Chicane has always been an anomaly from the very start. Nick Bracegirdle surrounded himself with musicians and Chicane was a band, an interaction rather than a code or sequence. Early fans will know this from the beauty of the orchestrations on albums such as ‘Far From the Madding Crowd’ and ‘Behind the Sun’.

So, some twenty-five years later... the eighth Chicane studio album arrives (the ninth if you include the unreleased 2003 ‘Easy to Assemble’). Written and recorded over the past year at his studio on the island, this is an album of peaceful reflection, hope, reverence and of course isolation, something so many know so much about at the moment. Perhaps with that reflection, it is no surprise that some of the tracks, such as ‘Never Look Back’ and ‘Make You Stay’, achieve the holy grail of sounding like the youthful Chicane, albeit one molded through a vortex of the last twenty years or so, and offer something new and clean with a desire for space in which to breathe.

The opening track sets the aural tone for one part of the album and represents the beauty of Chicane tracks at their best: ‘Everything We Had to Leave Behind’, featuring the stunning vocals of Maltese singer Joseph Aquilina, who also appears on ‘1000 More Suns’. It soars and inspires, and it’s not quite what you’d expect from a renowned dance artist. But fear not; there is plenty of what we’ve come to expect from Chicane too, as those that know the beginning of the journey may well make comparisons to ‘Low Sun’ or ‘Overture’.

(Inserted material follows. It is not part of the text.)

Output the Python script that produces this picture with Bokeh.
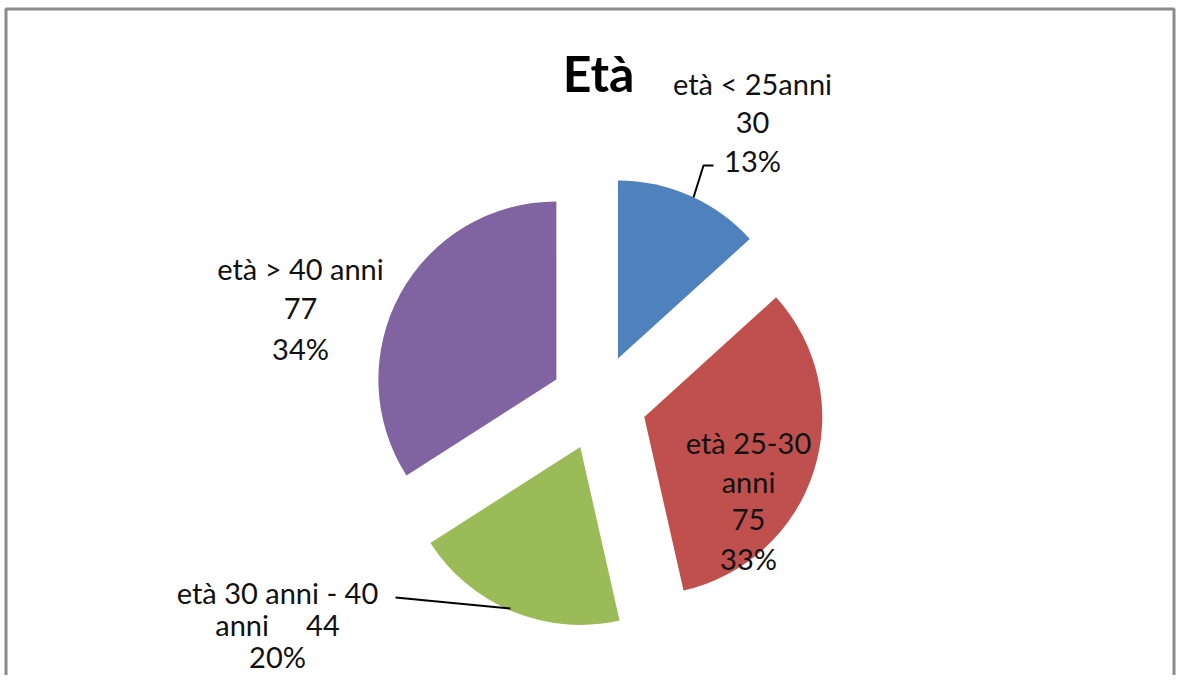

‘Never Look Back’ follows, and although the dichotomy of this album lies with ‘Make You Stay’, it knows where it’s going and how to gracefully take you there. And yet, it’s not without the joyous romps we have come to expect from Chicane: two treatments of songs by Christopher Cross (‘Sailing’) and Bon Iver (‘8 (Circle)’) – both of whom Chicane is an admirer of – played on his Chicane Sun:Sets podcast to crank up the tempo. Also in that parade is ‘1000 More Suns’.

The tenure of the Chicane Sun:Sets podcast is ‘from the beach to the dance floor’. That structure lies at the heart of the new album, basking in the sun one minute and feeling the call to the floor the next.

There are fourteen tunes on this album. It has flow, no filler. There’s always so much that can be written, but music has no place on the page. It needs to be in your ears, in your head. Try it, you might like it... Like it and you will be a convert.